Millennium International Management LP, a Delaware limited partnership ("Millennium International Management"), is the investment manager to ICS Opportunities and may be deemed to have shared voting control and investment discretion over securities owned by ICS Opportunities.
Millennium International Management GP LLC, a Delaware limited liability company ("Millennium International Management GP"), is the general partner of Millennium International Management and may also be deemed to have shared voting control and investment discretion over securities owned by ICS Opportunities.
Millennium Management LLC, a Delaware limited liability company ("Millennium Management"), is the general partner of the 100% shareholder of ICS Opportunities and may be deemed to have shared voting control and investment discretion over securities owned by ICS Opportunities.
Israel A. Englander, a United States citizen ("Mr. Englander"), is the managing member of Millennium International Management GP and of Millennium Management. Consequently, Mr. Englander may also be deemed to have shared voting control and investment discretion over securities owned by ICS Opportunities.

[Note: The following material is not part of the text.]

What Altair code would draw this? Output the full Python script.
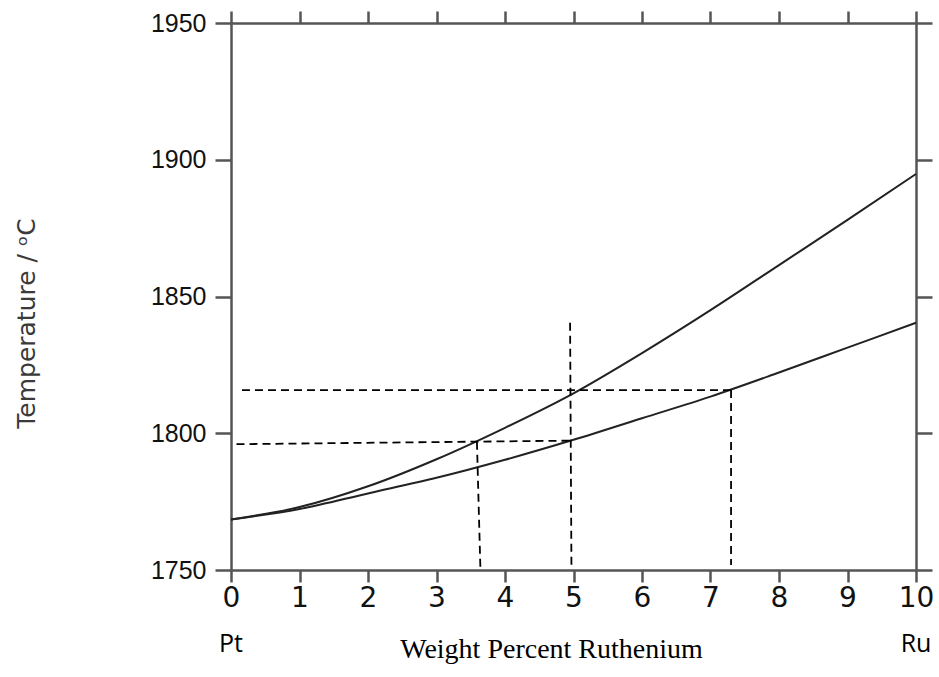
import altair as alt
import pandas as pd

# ---- data ----
wt_percent = [0, 1, 2, 3, 4, 5, 6, 7, 8, 9, 10]
liquidus = [1768.5, 1773.0, 1780.6, 1790.5, 1802.0, 1814.6, 1829.3, 1845.0, 1861.5, 1878.0, 1894.8]
solidus = [1768.5, 1772.3, 1778.0, 1783.7, 1790.3, 1797.6, 1805.5, 1813.4, 1822.2, 1831.3, 1840.4]

guide_ids = ["h1", "h1", "h2", "h2", "v1", "v1", "v2", "v2", "v3", "v3"]
guide_x = [0.08, 4.96, 0.16, 7.30, 3.59, 3.64, 4.95, 4.97, 7.30, 7.30]
guide_t = [1796.0, 1797.3, 1815.8, 1815.8, 1796.9, 1751.2, 1840.4, 1751.1, 1815.8, 1751.8]

end_labels = ["Pt", "Ru"]
end_x = [0, 10]

x_ticks = list(range(0, 11))
y_ticks = [1750, 1800, 1850, 1900, 1950]

curves = pd.DataFrame({
    "wt": wt_percent * 2,
    "T": liquidus + solidus,
    "curve": ["liquidus"] * len(wt_percent) + ["solidus"] * len(wt_percent),
})
guides = pd.DataFrame({"g": guide_ids, "wt": guide_x, "T": guide_t})
ends = pd.DataFrame({"label": end_labels, "wt": end_x})

AX = "#555555"
xscale = alt.Scale(domain=[0, 10], nice=False, zero=False)
yscale = alt.Scale(domain=[1750, 1950], nice=False, zero=False)

curve_layer = alt.Chart(curves).mark_line(
    color="#222222", strokeWidth=2, interpolate="monotone"
).encode(
    x=alt.X("wt:Q", scale=xscale, axis=alt.Axis(
        orient="bottom", values=x_ticks, format="d", grid=False,
        tickSize=12, tickWidth=2.5, tickColor=AX, domainColor=AX, domainWidth=2.5,
        labelFont="DejaVu Sans", labelFontSize=28, labelColor="#111111", labelPadding=2,
        labelFlush=False,
        title="Weight Percent Ruthenium", titleFont="Liberation Serif", titleFontSize=28,
        titleFontWeight="normal", titleColor="#000000", titleX=320, titleY=87,
        titleAlign="center", titleBaseline="alphabetic",
    )),
    y=alt.Y("T:Q", scale=yscale, axis=alt.Axis(
        orient="left", values=y_ticks, format="d", grid=False,
        tickSize=16, tickWidth=2.5, tickColor=AX, domainColor=AX, domainWidth=2.5,
        labelFont="Liberation Sans", labelFontSize=25, labelColor="#111111",
        labelPadding=9, labelFlush=False,
        title="Temperature / ᵒC", titleFont="DejaVu Sans", titleFontSize=25,
        titleFontWeight="normal", titleColor="#3a3a3a", titleAngle=270,
        titleX=-205, titleY=300, titleAlign="center", titleBaseline="middle",
    )),
    detail="curve:N",
)

guide_layer = alt.Chart(guides).mark_line(
    color="#000000", strokeWidth=1.8, strokeDash=[8, 5]
).encode(
    x=alt.X("wt:Q", scale=xscale, axis=alt.Axis(
        orient="top", values=x_ticks, labels=False, grid=False, title=None,
        tickSize=12, tickWidth=2.5, tickColor=AX, domainColor=AX, domainWidth=2.5,
    )),
    y=alt.Y("T:Q", scale=yscale, axis=alt.Axis(
        orient="right", values=y_ticks, labels=False, grid=False, title=None,
        tickSize=16, tickWidth=2.5, tickColor=AX, domainColor=AX, domainWidth=2.5,
    )),
    detail="g:N",
)

end_layer = alt.Chart(ends).mark_text(
    font="Open Sans", fontSize=25, color="#000000", align="center", baseline="alphabetic"
).encode(
    x=alt.X("wt:Q", scale=xscale, axis=None),
    y=alt.value(629),
    text="label:N",
)

chart = alt.layer(curve_layer, guide_layer, end_layer).resolve_axis(
    x="independent", y="independent"
).properties(
    width=685, height=547,
    autosize=alt.AutoSizeParams(type="none"),
    padding={"left": 231, "top": 23, "right": 23, "bottom": 107},
    background="#ffffff",
).configure_view(stroke=None)

chart.save("out.html", embed_options={"renderer": "svg", "actions": False})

The foregoing should not be construed in and of itself as an admission by Millennium International Management, Millennium International Management GP, Millennium Management or Mr. Englander as to beneficial ownership of the securities owned by ICS Opportunities.
(b) Percent of Class:
9.999% of the Issuers Common Stock (see Item 4(a) above), which percentage was calculated based on 22,283,853 shares of Common Stock outstanding as of December 22, 2011 as per the Issuers prospectus supplement dated December 16, 2011.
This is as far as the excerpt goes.